Une « inondation d’exportations »

Hugh Eisele, un producteur de l’Oregon, s’est plaint d’une « inondation d’importations » en provenance du Canada et du Pérou ces dernières années, qui, selon lui, a sapé ses entreprises au point qu’elles ne rapportent plus d’argent.

« Nos problèmes sont aggravés par les (coûts) d’importations de plus en plus faibles du Canada », où les producteurs peuvent profiter de la baisse du dollar canadien, a déclaré M. Eisele lors de l’audience.

« Nos coûts ne sont pas très différents de ceux de nos homologues canadiens, mais les exportateurs canadiens sont en mesure de tirer parti des taux de change pour vendre plus bas que le marché et éliminer les prix de début et de mi-saison. »

Rex Schultz, président du Michigan Blueberry Advisory Committee, a plaidé que les expéditions en provenance du Canada avaient tendance à entrer dans le pays sans que des acheteurs spécifiques soient déjà alignés.

« Les agriculteurs canadiens accordent la priorité aux liquidités et sont prêts à envoyer des produits sur ce marché à ce qui semble être n’importe quel prix, frais ou congelé, a souligné M. Schultz. Par conséquent, les fruits canadiens – à la fois frais et congelés – maintiennent les prix aux États-Unis très bas. »

La frontière « ignorée »

Les producteurs canadiens qui ont témoigné plus tard mardi ont contesté ce qu’ils ont entendu le matin, en particulier l’idée que leurs produits étaient vendus au rabais aux acheteurs américains.

Chez Oxford Foods, un producteur ayant des activités en Nouvelle-Écosse, au Nouveau-Brunswick et dans le Maine, l’intégration entre les deux pays est si profonde que la frontière cesse d’exister, selon son dirigeant Milton Wood.

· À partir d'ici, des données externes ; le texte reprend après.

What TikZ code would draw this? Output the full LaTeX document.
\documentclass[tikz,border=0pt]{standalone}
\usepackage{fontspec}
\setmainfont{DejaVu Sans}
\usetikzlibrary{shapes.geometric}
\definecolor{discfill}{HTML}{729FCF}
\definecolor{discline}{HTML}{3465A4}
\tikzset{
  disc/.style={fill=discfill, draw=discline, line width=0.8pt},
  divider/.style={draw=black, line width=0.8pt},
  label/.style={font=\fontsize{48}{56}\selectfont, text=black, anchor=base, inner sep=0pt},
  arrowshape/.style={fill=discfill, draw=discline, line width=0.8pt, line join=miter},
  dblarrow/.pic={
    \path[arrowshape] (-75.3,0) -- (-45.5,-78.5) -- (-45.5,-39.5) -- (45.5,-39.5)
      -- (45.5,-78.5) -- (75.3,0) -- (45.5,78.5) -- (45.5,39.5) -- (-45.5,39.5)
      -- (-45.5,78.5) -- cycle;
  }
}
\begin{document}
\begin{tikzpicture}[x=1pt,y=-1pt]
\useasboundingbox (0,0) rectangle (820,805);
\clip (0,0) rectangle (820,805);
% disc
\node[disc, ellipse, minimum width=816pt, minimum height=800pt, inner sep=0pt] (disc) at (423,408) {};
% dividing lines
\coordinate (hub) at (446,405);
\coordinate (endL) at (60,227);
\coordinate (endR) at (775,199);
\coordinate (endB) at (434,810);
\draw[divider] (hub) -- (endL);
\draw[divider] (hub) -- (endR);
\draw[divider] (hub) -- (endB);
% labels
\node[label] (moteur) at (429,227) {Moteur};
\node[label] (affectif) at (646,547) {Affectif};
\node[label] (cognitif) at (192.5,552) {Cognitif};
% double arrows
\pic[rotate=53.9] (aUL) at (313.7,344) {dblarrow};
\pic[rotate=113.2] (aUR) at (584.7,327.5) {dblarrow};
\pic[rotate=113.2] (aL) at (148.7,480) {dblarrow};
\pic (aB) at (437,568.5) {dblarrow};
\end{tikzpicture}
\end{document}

« En ce qui concerne les bleuets sauvages congelés, la frontière entre les États-Unis et le Canada est effectivement ignorée », a soutenu M. Wood.

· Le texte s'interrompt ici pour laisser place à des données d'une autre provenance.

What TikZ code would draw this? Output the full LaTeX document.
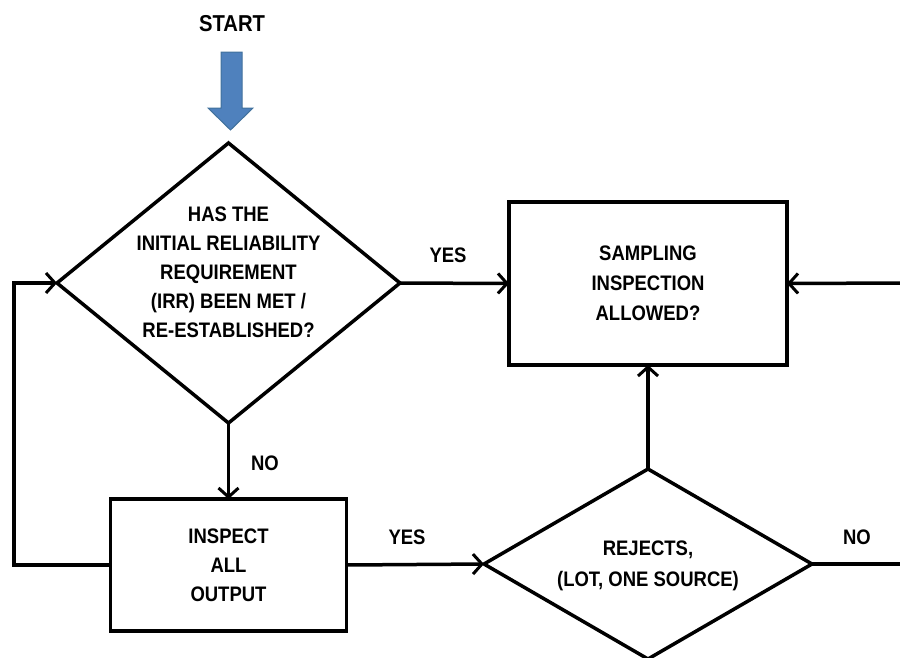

« Pour chaque client, pour chaque type de produit de bleuet sauvage congelé, nous facturons exactement le même prix pour nos importations que pour nos produits fabriqués aux États-Unis. »

Le Canada a également trouvé un certain nombre d’alliés américains lors de l’audience de mardi.

Les experts du commerce agricole et les producteurs américains exerçant des activités internationales ont insisté sur le fait que les importations ont aidé, et non entravé, le marché intérieur du bleuet aux États-Unis.

Plusieurs ont expliqué la pression sur les prix des dernières années par l’impact d’une production intérieure plus élevée dans des États comme Washington et le Michigan et les conditions météorologiques défavorables dans diverses régions en croissance du pays.

Et d’autres encore ont critiqué les efforts de la commission pour interroger les producteurs sur leurs préoccupations, notant un taux de réponse d’environ 10 % seulement – un signe, ont-ils déclaré, que l’industrie dans son ensemble n’est pas inquiète.

Ils ont également noté que, même si environ 98 % des exportations canadiennes de bleuets sont destinées aux États-Unis, le Canada demeure de loin le plus grand importateur mondial de bleuets cultivés aux États-Unis.